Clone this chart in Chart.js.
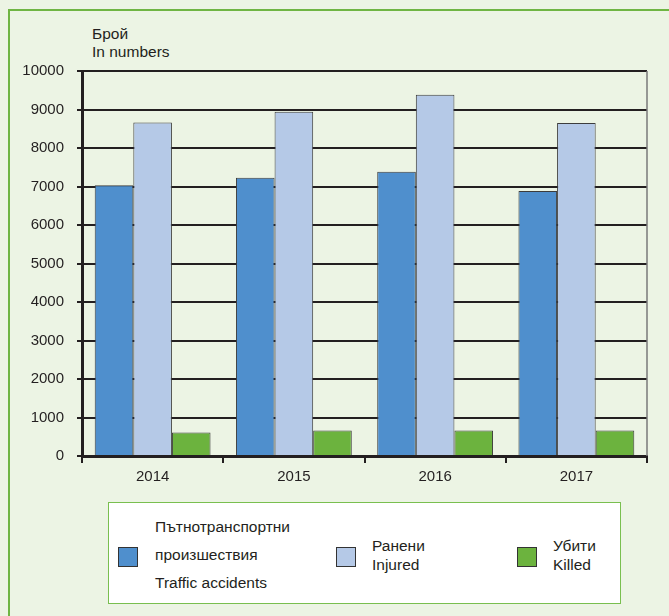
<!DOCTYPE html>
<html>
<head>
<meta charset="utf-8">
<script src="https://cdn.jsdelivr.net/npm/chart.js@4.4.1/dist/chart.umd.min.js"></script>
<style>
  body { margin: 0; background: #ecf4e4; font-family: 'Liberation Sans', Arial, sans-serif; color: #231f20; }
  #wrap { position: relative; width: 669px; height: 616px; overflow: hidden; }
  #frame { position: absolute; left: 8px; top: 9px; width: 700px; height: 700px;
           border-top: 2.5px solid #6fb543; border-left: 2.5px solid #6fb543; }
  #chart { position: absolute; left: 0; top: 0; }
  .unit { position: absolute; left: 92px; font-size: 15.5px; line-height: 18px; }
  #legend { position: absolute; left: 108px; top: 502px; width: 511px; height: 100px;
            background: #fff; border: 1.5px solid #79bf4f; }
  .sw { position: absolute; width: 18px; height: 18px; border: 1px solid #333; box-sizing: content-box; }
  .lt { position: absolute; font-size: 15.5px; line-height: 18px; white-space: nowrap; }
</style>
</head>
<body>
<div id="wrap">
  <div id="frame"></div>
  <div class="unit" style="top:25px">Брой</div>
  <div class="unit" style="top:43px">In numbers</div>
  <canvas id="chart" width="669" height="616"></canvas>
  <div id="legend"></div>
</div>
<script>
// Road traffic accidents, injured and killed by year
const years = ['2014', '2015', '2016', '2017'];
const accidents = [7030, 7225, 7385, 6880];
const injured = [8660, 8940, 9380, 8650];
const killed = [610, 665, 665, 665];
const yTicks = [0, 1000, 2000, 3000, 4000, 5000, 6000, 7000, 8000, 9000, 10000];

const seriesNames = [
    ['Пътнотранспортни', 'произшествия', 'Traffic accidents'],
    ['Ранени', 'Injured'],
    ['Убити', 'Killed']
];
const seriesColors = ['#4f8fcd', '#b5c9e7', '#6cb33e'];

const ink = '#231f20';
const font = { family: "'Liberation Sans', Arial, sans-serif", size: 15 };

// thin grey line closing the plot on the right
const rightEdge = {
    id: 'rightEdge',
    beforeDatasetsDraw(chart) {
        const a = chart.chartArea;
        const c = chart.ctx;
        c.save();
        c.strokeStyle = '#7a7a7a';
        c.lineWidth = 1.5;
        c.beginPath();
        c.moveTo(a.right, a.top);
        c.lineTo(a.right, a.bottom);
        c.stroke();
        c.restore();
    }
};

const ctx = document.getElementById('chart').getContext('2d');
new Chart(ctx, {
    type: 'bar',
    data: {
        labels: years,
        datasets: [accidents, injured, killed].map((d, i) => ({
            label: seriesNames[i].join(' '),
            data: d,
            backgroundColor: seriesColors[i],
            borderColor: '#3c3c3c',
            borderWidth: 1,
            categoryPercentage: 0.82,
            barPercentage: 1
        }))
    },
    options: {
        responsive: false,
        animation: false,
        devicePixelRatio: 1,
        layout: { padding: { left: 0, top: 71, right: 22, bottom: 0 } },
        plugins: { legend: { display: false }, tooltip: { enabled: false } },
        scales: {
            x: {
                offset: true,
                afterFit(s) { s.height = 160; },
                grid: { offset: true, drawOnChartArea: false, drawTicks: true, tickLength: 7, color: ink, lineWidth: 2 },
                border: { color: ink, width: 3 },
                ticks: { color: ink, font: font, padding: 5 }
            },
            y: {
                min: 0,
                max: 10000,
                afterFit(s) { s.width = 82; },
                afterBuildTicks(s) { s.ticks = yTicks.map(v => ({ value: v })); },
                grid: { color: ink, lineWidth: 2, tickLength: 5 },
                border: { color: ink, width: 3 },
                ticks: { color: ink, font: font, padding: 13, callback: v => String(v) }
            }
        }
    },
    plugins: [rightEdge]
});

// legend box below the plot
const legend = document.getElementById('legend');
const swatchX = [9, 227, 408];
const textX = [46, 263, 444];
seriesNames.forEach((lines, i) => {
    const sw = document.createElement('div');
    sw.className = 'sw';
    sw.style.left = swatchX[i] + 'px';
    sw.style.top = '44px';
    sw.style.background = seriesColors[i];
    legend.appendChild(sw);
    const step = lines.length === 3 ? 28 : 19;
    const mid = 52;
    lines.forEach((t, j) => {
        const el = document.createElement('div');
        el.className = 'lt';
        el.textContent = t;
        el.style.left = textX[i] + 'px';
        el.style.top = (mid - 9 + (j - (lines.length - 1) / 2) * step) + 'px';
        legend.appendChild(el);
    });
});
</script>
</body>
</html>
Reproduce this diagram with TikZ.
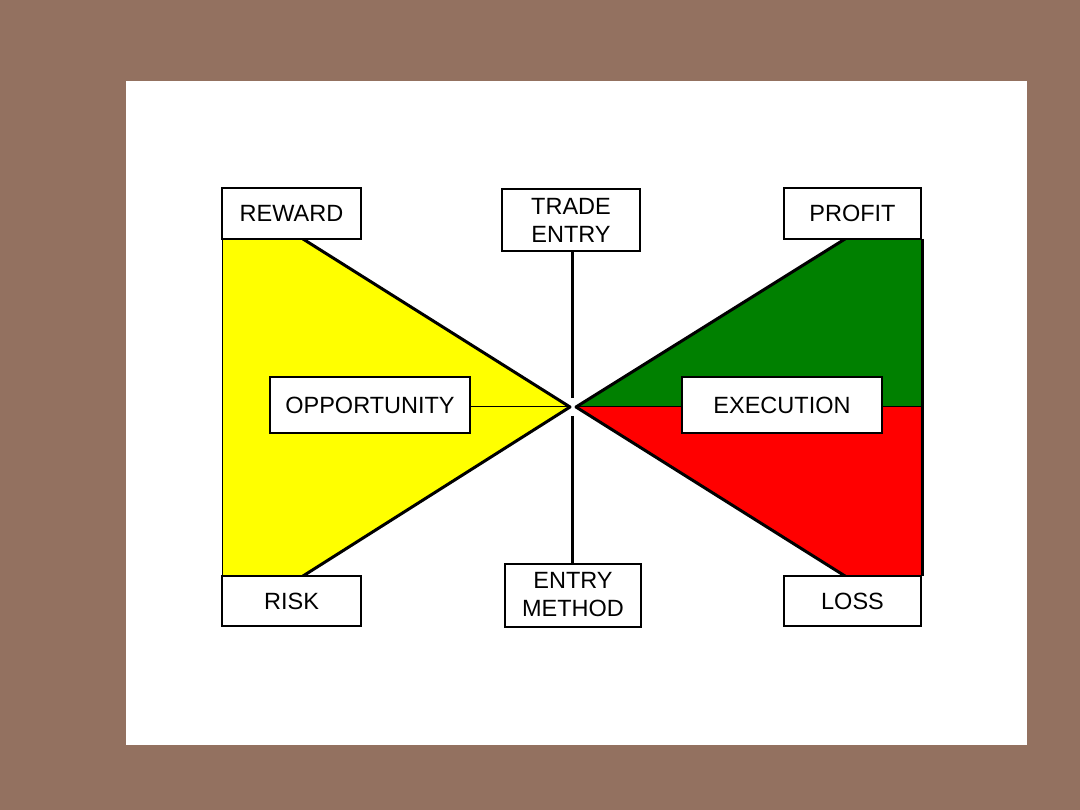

**WHAT TO DO**
Give back all entries exactly. No pictures belong in the copy.

**EXERCISE ANSWER**
Clone this chart in Chart.js.
<!DOCTYPE html>
<html>
<head>
<meta charset="utf-8">
<script src="https://cdn.jsdelivr.net/npm/chart.js@4.4.1/dist/chart.umd.min.js"></script>
<style>
  body { margin: 0; background: #ecf4e4; font-family: 'Liberation Sans', Arial, sans-serif; color: #231f20; }
  #wrap { position: relative; width: 669px; height: 616px; overflow: hidden; }
  #frame { position: absolute; left: 8px; top: 9px; width: 700px; height: 700px;
           border-top: 2.5px solid #6fb543; border-left: 2.5px solid #6fb543; }
  #chart { position: absolute; left: 0; top: 0; }
  .unit { position: absolute; left: 92px; font-size: 15.5px; line-height: 18px; }
  #legend { position: absolute; left: 108px; top: 502px; width: 511px; height: 100px;
            background: #fff; border: 1.5px solid #79bf4f; }
  .sw { position: absolute; width: 18px; height: 18px; border: 1px solid #333; box-sizing: content-box; }
  .lt { position: absolute; font-size: 15.5px; line-height: 18px; white-space: nowrap; }
</style>
</head>
<body>
<div id="wrap">
  <div id="frame"></div>
  <div class="unit" style="top:25px">Брой</div>
  <div class="unit" style="top:43px">In numbers</div>
  <canvas id="chart" width="669" height="616"></canvas>
  <div id="legend"></div>
</div>
<script>
// Road traffic accidents, injured and killed by year
const years = ['2014', '2015', '2016', '2017'];
const accidents = [7030, 7225, 7385, 6880];
const injured = [8660, 8940, 9380, 8650];
const killed = [610, 665, 665, 665];
const yTicks = [0, 1000, 2000, 3000, 4000, 5000, 6000, 7000, 8000, 9000, 10000];

const seriesNames = [
    ['Пътнотранспортни', 'произшествия', 'Traffic accidents'],
    ['Ранени', 'Injured'],
    ['Убити', 'Killed']
];
const seriesColors = ['#4f8fcd', '#b5c9e7', '#6cb33e'];

const ink = '#231f20';
const font = { family: "'Liberation Sans', Arial, sans-serif", size: 15 };

// thin grey line closing the plot on the right
const rightEdge = {
    id: 'rightEdge',
    beforeDatasetsDraw(chart) {
        const a = chart.chartArea;
        const c = chart.ctx;
        c.save();
        c.strokeStyle = '#7a7a7a';
        c.lineWidth = 1.5;
        c.beginPath();
        c.moveTo(a.right, a.top);
        c.lineTo(a.right, a.bottom);
        c.stroke();
        c.restore();
    }
};

const ctx = document.getElementById('chart').getContext('2d');
new Chart(ctx, {
    type: 'bar',
    data: {
        labels: years,
        datasets: [accidents, injured, killed].map((d, i) => ({
            label: seriesNames[i].join(' '),
            data: d,
            backgroundColor: seriesColors[i],
            borderColor: '#3c3c3c',
            borderWidth: 1,
            categoryPercentage: 0.82,
            barPercentage: 1
        }))
    },
    options: {
        responsive: false,
        animation: false,
        devicePixelRatio: 1,
        layout: { padding: { left: 0, top: 71, right: 22, bottom: 0 } },
        plugins: { legend: { display: false }, tooltip: { enabled: false } },
        scales: {
            x: {
                offset: true,
                afterFit(s) { s.height = 160; },
                grid: { offset: true, drawOnChartArea: false, drawTicks: true, tickLength: 7, color: ink, lineWidth: 2 },
                border: { color: ink, width: 3 },
                ticks: { color: ink, font: font, padding: 5 }
            },
            y: {
                min: 0,
                max: 10000,
                afterFit(s) { s.width = 82; },
                afterBuildTicks(s) { s.ticks = yTicks.map(v => ({ value: v })); },
                grid: { color: ink, lineWidth: 2, tickLength: 5 },
                border: { color: ink, width: 3 },
                ticks: { color: ink, font: font, padding: 13, callback: v => String(v) }
            }
        }
    },
    plugins: [rightEdge]
});

// legend box below the plot
const legend = document.getElementById('legend');
const swatchX = [9, 227, 408];
const textX = [46, 263, 444];
seriesNames.forEach((lines, i) => {
    const sw = document.createElement('div');
    sw.className = 'sw';
    sw.style.left = swatchX[i] + 'px';
    sw.style.top = '44px';
    sw.style.background = seriesColors[i];
    legend.appendChild(sw);
    const step = lines.length === 3 ? 28 : 19;
    const mid = 52;
    lines.forEach((t, j) => {
        const el = document.createElement('div');
        el.className = 'lt';
        el.textContent = t;
        el.style.left = textX[i] + 'px';
        el.style.top = (mid - 9 + (j - (lines.length - 1) / 2) * step) + 'px';
        legend.appendChild(el);
    });
});
</script>
</body>
</html>
Reproduce this diagram with TikZ.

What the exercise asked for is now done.